Lembro ainda mais outra posição liberal mal vista pela Casa Branca: Clegg é contra o Sistema de Misseis Trident, planejado ante a possibilidade de um ataque soviético. Para ele, já que a Guerra Fria acabou, não se deve manter o Trident a um custo de 120 bilhões de libras nos próximos 20 anos.
Mesmo arriscando perder votos de uma população fortemente anti-imigração, o líder liberal defende a anistia dos emigrantes ilegais há 10 anos no país, ao contrário das medidas duras propostas por seus adversários, inclusive os trabalhistas.
Coerente com as tradições liberais inglesas, ele quer ainda, através de uma “freedom bill” (lei da liberdade) restaurar a proteção às liberdades civis fraturadas pelas medidas anti-terrorismo do período Brown.

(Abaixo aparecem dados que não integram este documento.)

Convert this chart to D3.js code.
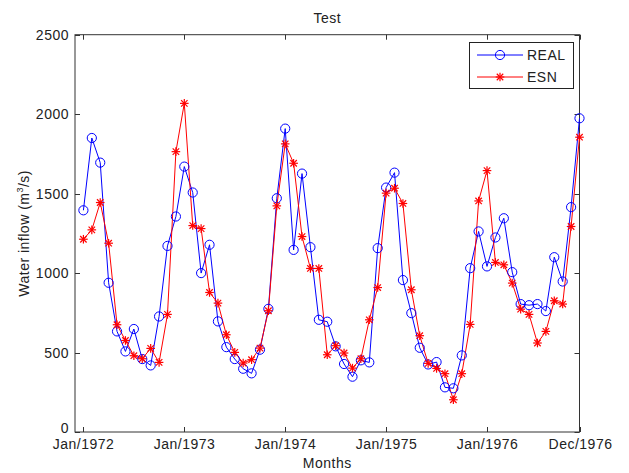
<!DOCTYPE html>
<html><head><meta charset="utf-8">
<script src="https://cdn.jsdelivr.net/npm/d3@7"></script>
<style>body{margin:0;background:#fff}svg{display:block}text{font-family:"Liberation Sans",Arial,sans-serif;letter-spacing:0.5px}</style>
</head><body>
<svg id="c" width="629" height="473"></svg>
<script>
const months = d3.range(60);
const tickIdx = [0, 12, 24, 36, 48, 59];
const tickLabels = ["Jan/1972","Jan/1973","Jan/1974","Jan/1975","Jan/1976","Dec/1976"];
const yTicks = [0, 500, 1000, 1500, 2000, 2500];
const real = [1395,1850,1695,939,633,507,648,459,419,727,1171,1356,
              1670,1507,1000,1178,696,534,459,398,369,518,775,1471,
              1909,1146,1626,1163,706,694,539,428,348,451,438,1157,
              1538,1632,956,748,530,425,440,281,275,482,1031,1262,
              1042,1224,1345,1006,805,798,805,761,1100,947,1415,1974];
const esn = [1213,1272,1444,1188,675,576,480,461,526,438,740,1764,
             2068,1299,1280,878,811,612,501,434,455,528,763,1423,
             1813,1691,1230,1029,1029,486,543,497,402,461,706,909,
             1503,1534,1438,895,606,432,400,367,203,367,677,1454,
             1645,1067,1052,937,773,740,560,633,826,805,1293,1855];
const seriesNames = ["REAL","ESN"];

const svg = d3.select("#c");
const L = 75, R = 579.5, T = 34.7, B = 432;
const x = d3.scaleLinear().domain([-1, 59]).range([L, R]);
const y = d3.scaleLinear().domain([0, 2500]).range([B, T]);
const blue = "#0000ff", red = "#ff0000", axc = "#333", txt = "#222", fs = 14;

svg.append("rect").attr("x", L).attr("y", T).attr("width", R - L).attr("height", B - T)
  .attr("fill", "#fff").attr("stroke", axc).attr("stroke-width", 1);

const tl = 5;
const ax = svg.append("g");
tickIdx.forEach((t, i) => {
  const px = Math.round(x(t)) + 0.5;
  ax.append("line").attr("x1", px).attr("x2", px).attr("y1", B).attr("y2", B - tl).attr("stroke", axc);
  ax.append("line").attr("x1", px).attr("x2", px).attr("y1", T).attr("y2", T + tl).attr("stroke", axc);
  ax.append("text").attr("x", px).attr("y", B + 17).attr("text-anchor", "middle")
    .attr("font-size", fs).attr("fill", txt).text(tickLabels[i]);
});
yTicks.forEach(v => {
  const py = Math.round(y(v)) + 0.5;
  ax.append("line").attr("x1", L).attr("x2", L + tl).attr("y1", py).attr("y2", py).attr("stroke", axc);
  ax.append("line").attr("x1", R).attr("x2", R - tl).attr("y1", py).attr("y2", py).attr("stroke", axc);
  ax.append("text").attr("x", L - 6).attr("y", py + (v === 0 ? 0 : 4)).attr("text-anchor", "end")
    .attr("font-size", fs).attr("fill", txt).text(v);
});

svg.append("text").attr("x", (L + R) / 2).attr("y", 23).attr("text-anchor", "middle")
  .attr("font-size", fs).attr("fill", txt).text("Test");
svg.append("text").attr("x", (L + R) / 2).attr("y", 468).attr("text-anchor", "middle")
  .attr("font-size", fs).attr("fill", txt).text("Months");
const yl = svg.append("text").attr("transform", `translate(29,${(T + B) / 2}) rotate(-90)`)
  .attr("text-anchor", "middle").attr("font-size", fs).attr("fill", txt);
yl.append("tspan").text("Water inflow (m");
yl.append("tspan").attr("font-size", 9).attr("dy", -6).text("3");
yl.append("tspan").attr("dy", 6).text("/s)");

const line = d3.line().x((d, i) => x(i)).y(d => y(d));
const g = svg.append("g");

function star(sel, cx, cy, s, col) {
  const gg = sel.append("g").attr("stroke", col).attr("stroke-width", 1.2);
  gg.append("line").attr("x1", cx - s).attr("x2", cx + s).attr("y1", cy).attr("y2", cy);
  gg.append("line").attr("x1", cx).attr("x2", cx).attr("y1", cy - s).attr("y2", cy + s);
  const d = s * 0.75;
  gg.append("line").attr("x1", cx - d).attr("x2", cx + d).attr("y1", cy - d).attr("y2", cy + d);
  gg.append("line").attr("x1", cx - d).attr("x2", cx + d).attr("y1", cy + d).attr("y2", cy - d);
}

g.append("path").datum(real).attr("d", line).attr("fill", "none").attr("stroke", blue).attr("stroke-width", 1);
g.append("path").datum(esn).attr("d", line).attr("fill", "none").attr("stroke", red).attr("stroke-width", 1);
real.forEach((v, i) => {
  g.append("circle").attr("cx", x(i)).attr("cy", y(v)).attr("r", 4.6)
    .attr("fill", "none").attr("stroke", blue).attr("stroke-width", 1);
});
esn.forEach((v, i) => star(g, x(i), y(v), 4.3, red));

const lg = svg.append("g");
lg.append("rect").attr("x", 469.5).attr("y", 42.5).attr("width", 104).attr("height", 46)
  .attr("fill", "#fff").attr("stroke", "#222");
const ly = [55, 77];
[blue, red].forEach((c, i) => {
  lg.append("line").attr("x1", 477).attr("x2", 523).attr("y1", ly[i]).attr("y2", ly[i]).attr("stroke", c);
  if (i === 0) lg.append("circle").attr("cx", 500).attr("cy", ly[i]).attr("r", 4.6).attr("fill", "none").attr("stroke", c);
  else star(lg, 500, ly[i], 4.3, c);
  lg.append("text").attr("x", 527).attr("y", ly[i] + 5).attr("font-size", fs).attr("fill", txt).text(seriesNames[i]);
});
</script>
</body></html>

Por fim, o princípio aplicado aos bancos do “too big to fail” (muito grandes para falir), por receio das implicações na economia, fielmente respeitado por trabalhistas e conservadores, é repudiado por Nick Clegg. Ele garante que, se eleito, não impedirá a quebra de grandes bancos fraudadores.
O fato dos liberais ingleses estarem hoje à esquerda dos trabalhistas não quer dizer que eles tenham virado um partido esquerdista ou anti-americano. Seu programa de corte de despesas pode implicar em redução de benefícios sociais. E ele apóia tanto a guerra do Afeganistão (criticando sua condução) quanto sanções contra o programa atômico iraniano, embora excluindo ações militares.
Mesmo assim uma eventual vitória de Nick Clegg mudaria muita coisa, implicaria inclusive numa revolução inglesa na política externa, libertando o país da dependência a Washington.
No entanto, devido ao sistema de eleições inglês, com a divisão do país em 650 distritos, cada um elegendo um parlamentar, os liberais não têm chances, pois seus votos estão demasiadamente concentrados.
Certamente, nenhum dos dois grandes partidos elegerá um número de representantes que o capacitem a governar sozinho. A aliança com os liberais será inevitável, e assim terão influência no governo.
Que isso poderá implicar em alguma “mudança” na política externa inglesa é algo que não pode ser descartado.